In Sandhya’s opinion, one of the biggest human rights issues in Nepal is gender inequality. There are still provisions that ban women who are under 30 years old to apply for foreign employment, she said. The literacy rate is very low and early age marriage is another serious challenge, which the women in Nepal have to face. Sandhya herself experienced many cases of injustice in Nepal, particularly against women and female children. Because females are considered to be worth less than males, Sandhya was confronted her whole life with discrimination. But she also recognized that discrimination against women often comes along with violence and dependency on men. Growing up under these living conditions strengthened Sandhya’s will to work in the human rights field. She applied for a Hubert H. Humphrey Fellowship in order to learn more about international approaches to human rights and to get in touch with diverse human rights leaders from different countries. Sandhya attributes her fellowship year at the University of Minnesota Law School to helping her realize her own potential.

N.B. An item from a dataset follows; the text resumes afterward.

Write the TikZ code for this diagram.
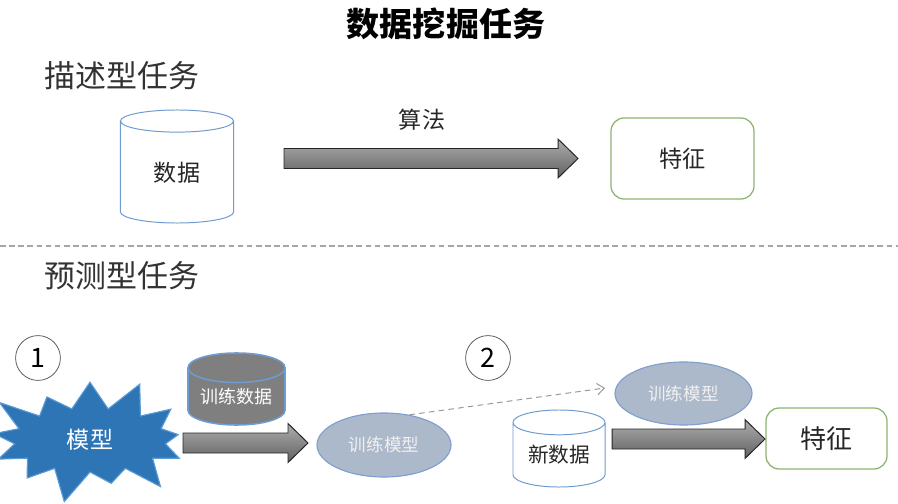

The knowledge Sandhya gained during her stay in the United States was incredibly beneficial for her career on the one hand and for her personal understanding of human rights on the other hand. Sandhya realized that she unknowingly had some bias too. But during her stay abroad, Sandhya could identify her bias. From now on she tries to see the world through “human rights lenses” and live the legacy of Hubert H. Humphrey. In theory, the concept of human rights seems to be very simple to Sandhya. It is just a bundle of rights, which people receive by being born as human beings. These rights belong to all humans. In practice, however, Sandhya understands first hand that human rights are very hard to implement into societies. Nonetheless, she keeps on working for the underprivileged in Nepal every day. If she cannot change the system from one day to the next, Sandhya at least wants to share her knowledge with people who need a helping hand.

Sandhya’s advice to future Humphrey Fellows:

I would like to tell prospective fellows that this opportunity is very precious! So plan your fellowship year in a very tactful manner. Take as much as you can from the program and try to build as many strong networks and relationships. These contacts  can be very useful in the future.